More helpful is the chapter by Christopher Hays entitled ‘Do Not Be Afraid’ which begins with some very disturbing statistics which belie the usual rationale for buying guns– namely self-protection. For instance, those who have access to firearms at home are nearly twice as likely to be murdered as people who do not, and firearms assaults are 6.8 times more common in the states with the most guns versus those with the least.  States with permissive gun laws see more mass shootings. More guns leads to more deaths. Period. So the misleading cliche ‘guns don’t kill people’ is at best a half truth. To be more specific bullets fired by people from guns kill people, but the ready access to guns and bullets definitely increases the danger of being shot and even killed in such locales. In short, guns in the hands of private citizens are more likely to do harm than to provide protection.  And sadly, sadly, those who call themselves Christians are more likely to own guns than those who don’t.  To whom I ask, in a NT full of exhortations to self-sacrifice and taking up one’s cross and following Jesus’ example where exactly do you find ‘a Biblical right to self-defense’. I can’t find it.  That’s fear talking not Christian faith talking.  But it is also true that the more devout a Christian is, the more Biblically literate he or she is, the less likely they are to rely on guns to provide protection or solve their perceived problems.  Whew— thank goodness.  And there is a reason for this correlation.  The more devout are more likely to rely on God than on guns for guidance and self-protection.   I am reminded of the beginning of Psalm 127:

Unless the Lord builds the house,
    the builders labor in vain.
Unless the Lord watches over the city,
    the guards stand watch in vain.”

Chris ends his chapter with the following reflection that should make us all think (and understand this is not a polemic by me against owning a hunting rifle or the like), “So not only do I know that a gun in my home is far more likely to kill me or someone I love than it is to protect us from someone trying to harm us, I also know that wielding power over life and death is not the way that God calls me to live…To place my trust in guns is to deny my trust in God.” (p. 70).   What do I think of this argument?  I think it is basically right, though I don’t think it is necessary to include weapons used for hunting purposes within its purview.  While those weapons can be used against human beings, they basically are not.  That is not their purpose.  And the dictum abusus non tollit usum applies– the abuse of a privilege or right doesn’t rule out it’s basic and proper use.
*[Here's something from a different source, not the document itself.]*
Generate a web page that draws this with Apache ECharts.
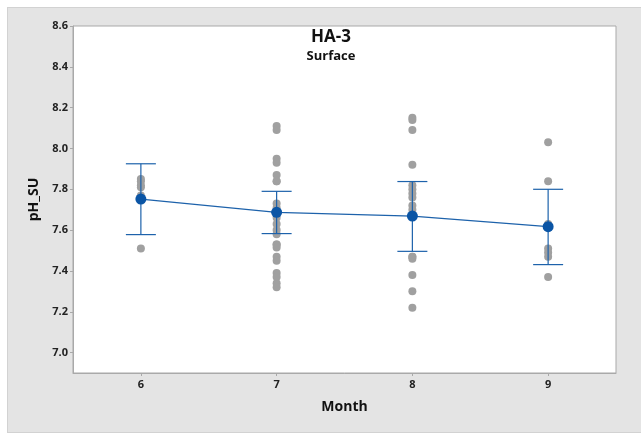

The focus, in terms of legislation should be on universal background checks, elimination of military and automatic weapons from gun sales to the public and the like.   When such legislation has been passed in other countries, this has dramatically reduced the instances of mass killings and gun violence involving human beings in general.  Frankly we need such legislation now throughout our country. It is simply false that the second amendment entitles private citizens to own any gun they like. The amendment refers to a ‘well ordered militia’ which is to say the founding fathers had something like the national guard in mind. And in any case a private individual is not, and cannot be called a militia. That’s flatly illogical.  A militia is made up of multiple persons.